WHITEBOARD DEMO: USING EQUITY FROM YOUR HOME TO INVEST IN PROPERTY

 

If you have purchased a principle place of residence over the past ten years, you may be sitting on a gold mine and not even know it. There is potential to make money buy using equity to invest.

 

Most homeowners have enough equity to build an investment portfolio and don’t even realize it!

 

However, because they don’t have the cash saved as a deposit, they assume that building a portfolio is next to impossible, when really it is well within their reach.

 

USING EQUITY AS YOUR FIRST DEPOSIT

 

If you have purchased a principal place of residence within the past five or ten years, chances are it has gone up in value. If it has, you may be able to tap into the equity from your capital gains and use it as a deposit for your first investment property.

 

Even better, you may have enough equity available that you can use it for two or three deposits in order to get the ball rolling.

 

If you are going to be useing equity from your home, you need to ensure (as with any property investing) that you make smart purchases, based on a well-informed strategy while taking every step possible to minimize risk.

 

HOW TO MINIMIZE RISK

 

The three keys to minimizing risk in property investing are to buy below market value, with an upside for growth and with a strong cash flow.

 

• Buying below market value gives you a buffer if you need to sell due to unforeseen circumstances. This will cover closing costs and help you come out with a clean slate. It also helps you withdraw equity again sooner.

 

• Buying with an upside for growth minimizes the risk that your investment will turn negative. Metropolitan areas are the best to invest in because they generally have greater population growth and therefore more consistent renter demand. This helps to minimize the risk of a prolonged vacancy or earning below market rent.

 

• Having a strong cash flow will ensure the property takes care of its own costs.
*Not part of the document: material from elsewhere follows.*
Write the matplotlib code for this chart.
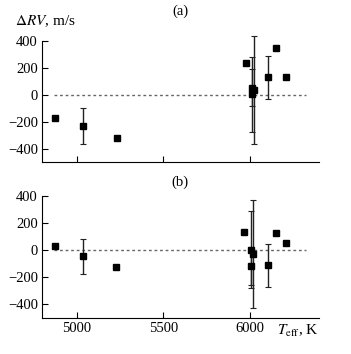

This means if you lose your job or suffer any unexpected financial hardship, it is less likely you will need to sell your properties.

 

HOW TO USE EQUITY TO BUILD A PORTFOLIO

Using a hypothetical example, let’s look at how quickly you could build a portfolio using equity and the three keys to property investing mentioned above.

 

Say you purchased a property in Sydney for $500,000 during the 10 years from 2004 to 2014. It is now worth near to $800,000.

 

Assuming you still owed $500,000 on the loan after purchasing with a 20% deposit, you may have around $140,000 of equity.

 

WHAT CAN YOU DO WITH $140,000 OF EQUITY?

 

That $140,000 in equity could be used as 3 separate $40,000 deposits of 20 per cent on some investment properties.

 

If you purchased three investment properties worth $250,000, under market value, for $200,000 each, you would then have $150,000 of equity from the deal at the end ($250,000 – $200,000 = $50,000 x 3 properties = $150,000).

 

In order to access this new equity (assuming you chose the right broker who will design your borrowing according to your needs as a portfolio building investor), you will probably be able to get up to 80% of it to buy another round of properties.

 

$150,000 x 80% = $120,000.

 

With this $120,000, you could purchase another two properties worth $250,000, below market value, for $200,000.

 

This would give you another $100,000 of equity on the deal that you could use to purchase another one or two properties.

 

By using equity from your home and buying below market value, it is possible to build a foundation portfolio of six properties without even waiting for the properties to go up in value.

 

Once they do go up in value, you may be able to access this equity to purchase a few more properties.

 

And, since you have purchased with a good upside for growth, it is likely they will go up in value rather than stagnate or go backwards.

 

THE IMPORTANCE OF A STRONG CASH FLOW

 

All of this would not be possible if you were negatively gearing your properties. Having a negative cash flow would affect your serviceability, preventing you from borrowing as much.

 

If you were putting your own income into holding your investment properties, you probably wouldn’t be able to afford to build a portfolio of two or three, let alone six.

 

PURCHASING IN THE RIGHT ORDER FOR YOUR GOALS

 

To be successful in property investing, it is essential to purchase the right kinds of properties and in the right order for your financial goals.

 

Someone close to retirement, for instance, will have different financial needs to a young family with another 30 years of work ahead of them.

 

Some properties deliver more in capital, while others deliver more in cash flow. In order to know what to buy and at what stage of your investing, it pays to have the right team of property investing professionals around you.

 

NOT ALWAYS SMOOTH SAILING

While the example above makes property investment seem easy, it’s not always so straightforward. The real world is full of many variables and changing conditions.

 

Having the right team will help you design, tweak and re-asses your strategy and prevent you from making mistakes along the way – especially if they are all on the same page.

 

Your accountant, financial planner, lawyer, mortgage broker and buyer’s agent need to have a thorough understanding of your goals and financial capacity, as well as be in contact with one another in order to give you the best service possible.